The Governor General David Hurley declared King Charles III of Australia to be Australia’s head of state, in a ceremony outside Parliament House in Canberra two weeks after the death of the Queen. The proclamation reads: “We … now proclaim Prince Charles Philip Arthur George to be King Charles the Third, by the Grace of God, King of Australia and his other Realms and Territories, Head of the Commonwealth, and, with hearty and humble affection, we promise him faith and obedience.” We might ask by which faith are we promising ‘by the grace of God’ to obey the King? And is it appropriate that we ‘promise obedience’ to a foreign monarch whose dynastic elevation was contingent only on the Queen’s death, not the wishes of the Australian people?

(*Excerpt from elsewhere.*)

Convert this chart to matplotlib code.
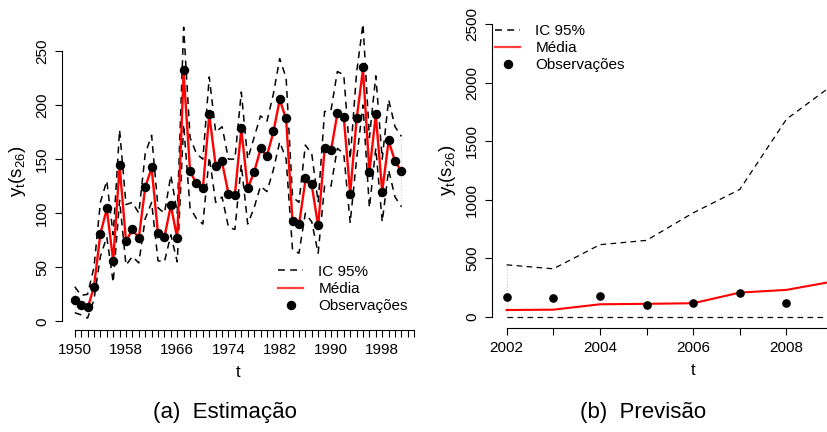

A Roy Morgan poll following the coronation, when support for the monarchy was at a high, showed that 60 per cent of Australians wanted Australia to remain a constitutional monarchy. By 2023 however, a YouGov poll suggested that number had fallen to just 35% although these polls on a republic often with very different lead questions are notoriously imprecise. Nevertheless, and perhaps more importantly, that poll also showed that 34% thought the monarchy was good for the country, 21% thought it was bad, and 38% were indifferent – neither good nor bad. In both the UK and Australia support for the monarchy is in inverse proportion to age, giving further concern for the future of the monarchy.

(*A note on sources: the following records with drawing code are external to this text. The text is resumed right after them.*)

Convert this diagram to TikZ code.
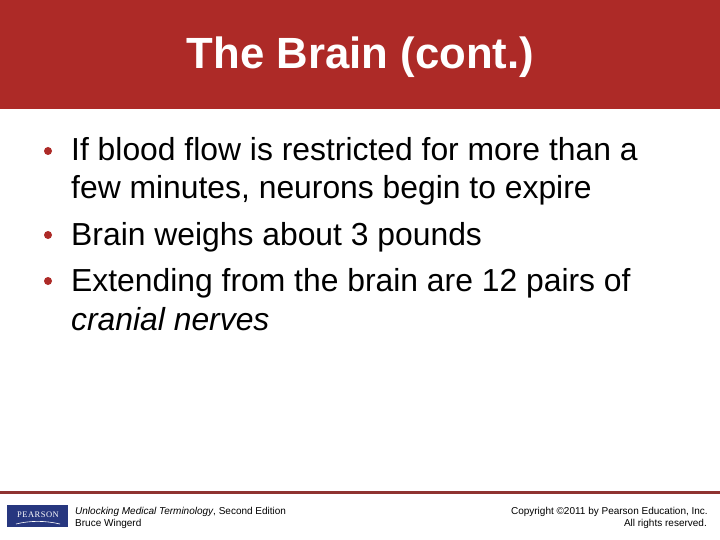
\documentclass[tikz,border=0pt]{standalone}
\usepackage{fontspec}
\setmainfont{Liberation Sans}
\newfontfamily\logofont[LetterSpace=6]{Liberation Serif}
\definecolor{banner}{HTML}{AD2A27}
\definecolor{rulec}{HTML}{8F3331}
\definecolor{pearson}{HTML}{27377F}
\tikzset{
  bodytext/.style={anchor=base west,inner sep=0pt,font=\fontsize{31.85}{38}\selectfont,text=black},
  bulletdot/.style={circle,fill=banner,inner sep=0pt,minimum size=8pt},
  foot/.style={inner sep=0pt,font=\fontsize{10}{12}\selectfont,text=black}
}
\begin{document}
\begin{tikzpicture}[x=1pt,y=-1pt]
\useasboundingbox (0,0) rectangle (720,540);
\fill[white] (0,0) rectangle (720,540);
\fill[banner] (0,0) rectangle (720,109);
\node[anchor=base,inner sep=0pt,text=white,font=\fontsize{43.7}{50}\selectfont\bfseries] (title) at (360.5,69) {The Brain (cont.)};
\node[bulletdot] (b1) at (48,151) {};
\node[bulletdot] (b2) at (48,235) {};
\node[bulletdot] (b3) at (48,281) {};
\node[bodytext] (l1) at (71,161) {If blood flow is restricted for more than a};
\node[bodytext] (l2) at (71,199) {few minutes, neurons begin to expire};
\node[bodytext] (l3) at (71,245) {Brain weighs about 3 pounds};
\node[bodytext] (l4) at (71,291) {Extending from the brain are 12 pairs of};
\node[bodytext] (l5) at (71,330) {\itshape cranial nerves};
\fill[rulec] (0,491) rectangle (720,494);
\fill[pearson] (7,505) rectangle (68,527);
\node[inner sep=0pt,text=white,font=\logofont\fontsize{8.5}{10}\selectfont] (logo) at (38,515) {PEARSON};
\draw[white,line width=0.6pt] (16,524) .. controls (30,520.5) and (45,520.5) .. (60,524);
\node[foot,anchor=base west] (f1) at (75,514) {\textit{Unlocking Medical Terminology}, Second Edition};
\node[foot,anchor=base west] (f2) at (75,526) {Bruce Wingerd};
\node[foot,anchor=base east] (f3) at (708,514) {Copyright ©2011 by Pearson Education, Inc.};
\node[foot,anchor=base east] (f4) at (707,526) {All rights reserved.};
\end{tikzpicture}
\end{document}
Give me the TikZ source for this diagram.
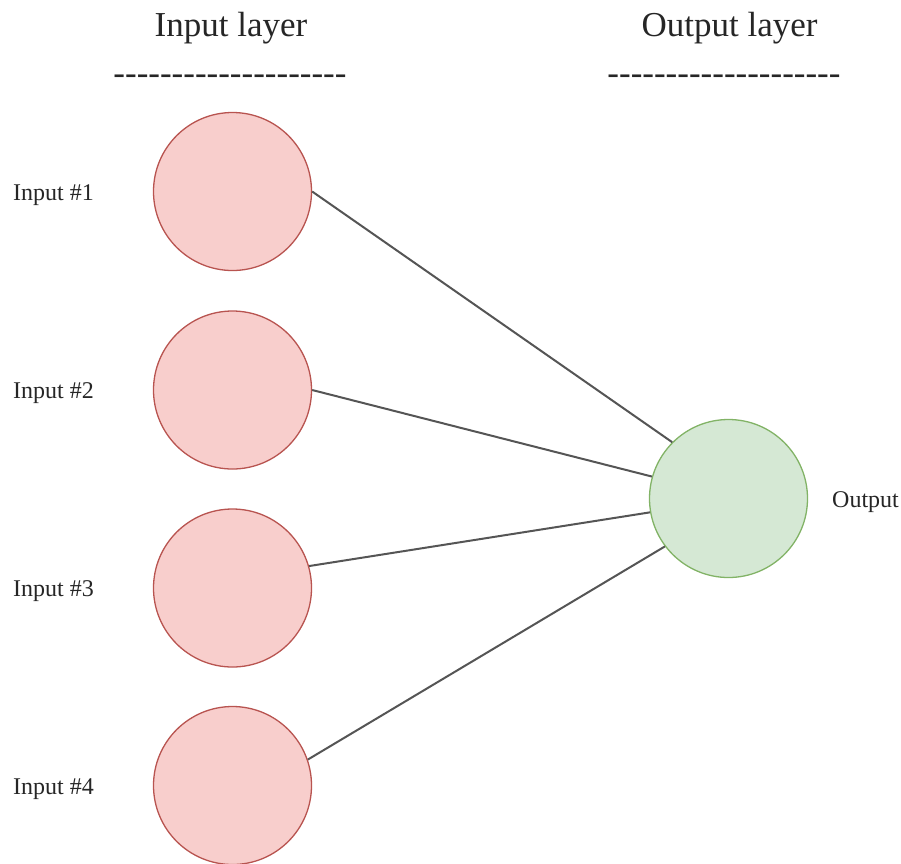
\documentclass[tikz,border=0pt]{standalone}
\usepackage{fontspec}
\setmainfont{Liberation Serif}
\definecolor{redfill}{HTML}{F8CECC}
\definecolor{redline}{HTML}{B85450}
\definecolor{greenfill}{HTML}{D5E8D4}
\definecolor{greenline}{HTML}{82B366}
\definecolor{edgegray}{HTML}{555555}
\newcommand{\dashrow}{-{}-{}-{}-{}-{}-{}-{}-{}-{}-{}-{}-{}-{}-{}-{}-{}-{}-{}-{}-{}}
\begin{document}
\begin{tikzpicture}[x=1pt,y=-1pt,
  neuronin/.style={circle,draw=redline,fill=redfill,line width=1.3pt,minimum size=158pt,inner sep=0pt},
  neuronout/.style={circle,draw=greenline,fill=greenfill,line width=1.3pt,minimum size=158pt,inner sep=0pt},
  heading/.style={font=\fontsize{35}{40}\selectfont,anchor=base,inner sep=0pt,text=black!85},
  label/.style={font=\fontsize{24}{28}\selectfont,anchor=base west,inner sep=0pt,text=black!85},
  edge/.style={draw=edgegray,line width=2pt}]
\useasboundingbox (0,0) rectangle (901,863);
\node[heading] (hin) at (231,36) {Input layer};
\node[heading] (hout) at (729.5,36) {Output layer};
\node[heading] (din) at (230,84) {\dashrow};
\node[heading] (dout) at (724,84) {\dashrow};
\node[neuronin] (i1) at (232.5,191.5) {};
\node[neuronin] (i2) at (232.5,390) {};
\node[neuronin] (i3) at (232.5,588) {};
\node[neuronin] (i4) at (232.5,785.5) {};
\node[neuronout] (o) at (728.5,498.5) {};
\node[label] (l1) at (13,200) {Input \#1};
\node[label] (l2) at (13,398.5) {Input \#2};
\node[label] (l3) at (13,596.5) {Input \#3};
\node[label] (l4) at (13,794) {Input \#4};
\node[label] (lo) at (832,507) {Output};
\draw[edge] (i1.east) -- (o.135);
\draw[edge] (i2.east) -- (o.164);
\draw[edge] (i3.16) -- (o.190);
\draw[edge] (i4.19) -- (o.217);
\end{tikzpicture}
\end{document}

In Australia however, moves towards a republic have stalled. Despite the Prime Minister’s early commitment to a republic referendum and the appointment of our first ‘assistant minister for the republic’, with the loss of the Voice referendum that moment passed as has the Minister for a republic position which was dissolved in the last ministerial reshuffle. And while I support the government’s sequencing of a referendum on the republic following a referendum on the Voice to parliament as a necessary and essential pathway, if the Voice shows us anything it is the need for a sustained educative process to build support. The assistant minister for a republic ought to be restored to begin that process.

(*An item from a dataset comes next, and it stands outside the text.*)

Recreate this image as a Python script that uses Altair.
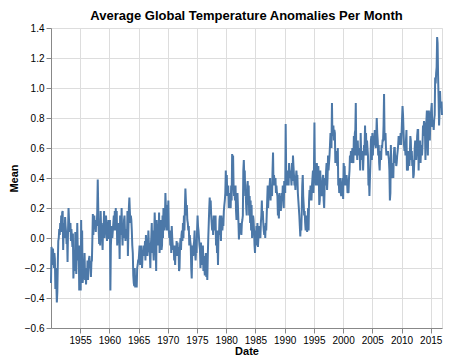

One of the most potent ‘imperial myths’ as Professor Caroline Elkins described the coded trappings of the royal public image is that of the political neutrality of the monarch and the Crown. This as we now know is a sophistry maintained and sustained by the exceptional secrecy surrounding royal activities, correspondence and interference. I have written about this previously in these pages however for now, as King Charles arrives for his first and possibly only visit as King, let’s not forget his active role in the dismissal of the Whitlam government in which, as David Marr noted recently, Prince Charles was ‘up to his neck in it’.
Charles was the initial go-between from Kerr to the Queen, discussing with Kerr in September 1975 the possible use of the reserve powers against the Whitlam government, Kerr’s fear for his own position should he do so, and the Palace’s response to that ‘contingency’. Charles relayed that conversation to the Queen and her private secretary, Sir Martin Charteris, from where Charteris began the sequence of Palace letters with Kerr on the existence and use of the reserve powers, secret from the prime minister and against the advice of the solicitor-general, Sir Maurice Byers, and the attorney-general, Kep Enderby.
Thanks to the High Court’s decision in the Palace letters case there can now be no doubt as to our King’s support for Kerr’s removal of the elected government without warning, with the release of an extraordinarily improper letter from Charles to Kerr just months after the dismissal; ‘Please don’t lose heart, what you did .. was right and the courageous thing to do’. We should use this time of King Charles’s visit to reflect on the appropriateness of a dynastic monarchy with titles, wealth, privilege and power conveyed on a single family by birthright alone, to a modern democracy and to embrace an Australian republic which is fully independent, free of ‘colonial relics’, with a head of state determined not by succession of an unelected British monarch but by the Australian people.